Kaynak: Sanat Edebiyat Tenkit, Ötüken Yayınları, İstanbul, 1978. s.25-26.
Umumiyetle sanatta ve bilhassa edebiyatta birbirine zıt sayılan iki görüşe rastlanmıştır. Birinde sanatçı veya edebiyatçı müşahede ettiği eşyaya, vakıalara ve insanlara kendi "ben"inin adesesinden bakar ve onları kendi görüşüne göre tâdil eder. Bu çeşit esere onu yaratanın süjesi hâkim olduğu için sübjektif sıfatı verilmiştir. Romantizm bu sanat görüşünün ilk esaslı belirtisidir. Buna zıt görüşte, sanatçı veya edebiyatçı müşahede ettiği eşyaya, vakıalara ve insanlara kendini karıştırmamak, onları olduğu gibi eserine almak kararındadır. Bu çeşit eserde de süjenin zıddı olarak obje, yani dış varlık hâkim olduğu için ona da objektif sıfatı verilmiştir. Realizm de bu sanat görüşünün adıdır.
Gerçekte sübjektif olmaktan kurtulan hiçbir sanat eseri yoktur. Müşahede eden (yani insan) müşahede edileni (yani eşyayı, vakıaları, insanları ve ruh hallerini) daima kendi açısından ve kendine göre görmeğe mahkûm olduğu için tam ölçüde objektif olamaz. Bir dereceye kadar kendini ayırabilir. İşte objektif olmanın bu en çok imkân haddi realizmi, sübjektif olmanın da en son haddi romantizmi vücuda getirir. Aralarında daha birçok dereceler vardır ki, iki sınıfa da girebilir veya giremezler.
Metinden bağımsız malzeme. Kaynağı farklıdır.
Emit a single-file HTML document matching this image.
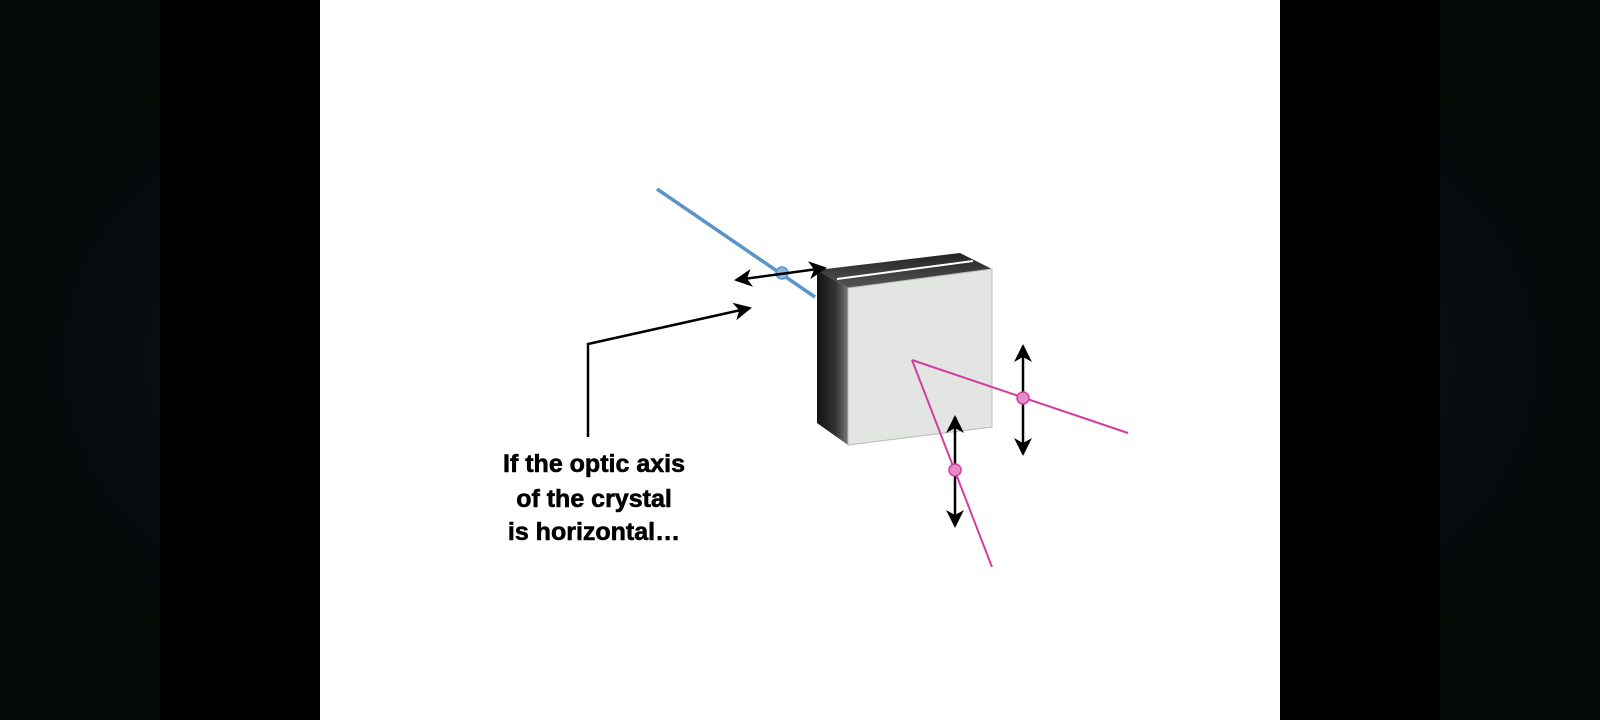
<!DOCTYPE html>
<html><head><meta charset="utf-8"><style>
html,body{margin:0;padding:0;width:1600px;height:720px;overflow:hidden;background:#000}
svg{display:block}
</style></head><body>
<svg width="1600" height="720" viewBox="0 0 1600 720">
<defs>
<radialGradient id="bgl" cx="300" cy="360" r="300" gradientUnits="userSpaceOnUse">
<stop offset="0" stop-color="#0b0a0a"/><stop offset="0.35" stop-color="#081010"/><stop offset="0.6" stop-color="#080b10"/><stop offset="1" stop-color="#060a07"/></radialGradient>
<radialGradient id="bgr" cx="1300" cy="360" r="300" gradientUnits="userSpaceOnUse">
<stop offset="0" stop-color="#0b0a0a"/><stop offset="0.35" stop-color="#081010"/><stop offset="0.6" stop-color="#080b10"/><stop offset="1" stop-color="#060a07"/></radialGradient>
<linearGradient id="side" x1="0" x2="1" y1="0" y2="0"><stop offset="0" stop-color="#111"/><stop offset="0.6" stop-color="#333"/><stop offset="1" stop-color="#777"/></linearGradient>
<linearGradient id="top" x1="0" x2="0" y1="0" y2="1"><stop offset="0" stop-color="#222"/><stop offset="1" stop-color="#555"/></linearGradient>
<marker id="ah2" markerWidth="18" markerHeight="18" refX="16" refY="9" orient="auto-start-reverse" markerUnits="userSpaceOnUse"><path d="M0,0 L18,9 L0,18 L5,9 Z" fill="#000"/></marker>
</defs>
<rect x="0" y="0" width="160" height="720" fill="url(#bgl)"/>
<rect x="1440" y="0" width="160" height="720" fill="url(#bgr)"/>
<rect x="320" y="0" width="960" height="720" fill="#fff"/>
<line x1="657" y1="189" x2="815" y2="297" stroke="#5b94c6" stroke-width="3.5"/>
<polygon points="817,270 848,288 848,445 817,423" fill="url(#side)"/>
<polygon points="817,270 960,253 992,269 848,288" fill="url(#top)"/>
<line x1="837" y1="279" x2="973" y2="261" stroke="#fff" stroke-width="2"/>
<polygon points="848,288 992,269 992,427 848,445" fill="#e3e5e3" stroke="#bbb" stroke-width="1"/>
<circle cx="782" cy="273" r="6" fill="#8fb8dc" stroke="#5b94c6" stroke-width="1.5"/>
<line x1="736" y1="280" x2="825" y2="268" stroke="#000" stroke-width="2.5" marker-start="url(#ah2)" marker-end="url(#ah2)"/>
<polyline points="588,437 588,344 750,308" fill="none" stroke="#000" stroke-width="2.5" marker-end="url(#ah2)"/>
<line x1="912" y1="360" x2="1128" y2="433" stroke="#d63b9f" stroke-width="2"/>
<line x1="912" y1="360" x2="992" y2="567" stroke="#d63b9f" stroke-width="2"/>
<line x1="1023" y1="346" x2="1023" y2="454" stroke="#000" stroke-width="2.5" marker-start="url(#ah2)" marker-end="url(#ah2)"/>
<line x1="955" y1="417" x2="955" y2="526" stroke="#000" stroke-width="2.5" marker-start="url(#ah2)" marker-end="url(#ah2)"/>
<circle cx="1023" cy="398" r="6" fill="#e88cc8" stroke="#d63b9f" stroke-width="1.5"/>
<circle cx="955" cy="470" r="6" fill="#e88cc8" stroke="#d63b9f" stroke-width="1.5"/>
<g font-family="Liberation Sans, sans-serif" font-weight="bold" font-size="25" text-anchor="middle" fill="#000" stroke="#000" stroke-width="0.6">
<text x="594" y="472">If the optic axis</text>
<text x="594" y="507">of the crystal</text>
<text x="594" y="540">is horizontal…</text>
</g>
</svg>
</body></html>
Bu dereceleri tayin eden birçok âmiller vardır. Biri bir devrin hâkim görüşü ise, öteki sanatçının ruh yapısı veya şahsî görüşüdür. Her iki görüşün altında -idealist veya realist- bir felsefî telâkki gizlidir.
Felsefede bu görüşlerin hakikatle münasebeti münakaşa edilebilir. Fakat sanatta aranan hakikatten evvel güzellik olduğu için, iki görüşten birini tercih için verilecek hükmün bir gerçeklik hükmü değil, bir değer hükmü olması lâzımdır. Bu da şahsî tercihe göre değişir. Dünya şaheserleri arasında, her iki görüşe mensup veya hiçbirine mensup olmayanlar vardır. Hepsi güzel olmakta birleşir ve şaheserler galerisine girerler. Bu da bizi, sanat ve edebiyat münakaşalarında bir görüşe saplanmanın taassubundan kurtarması lâzım gelen bir tarih gerçeğidir.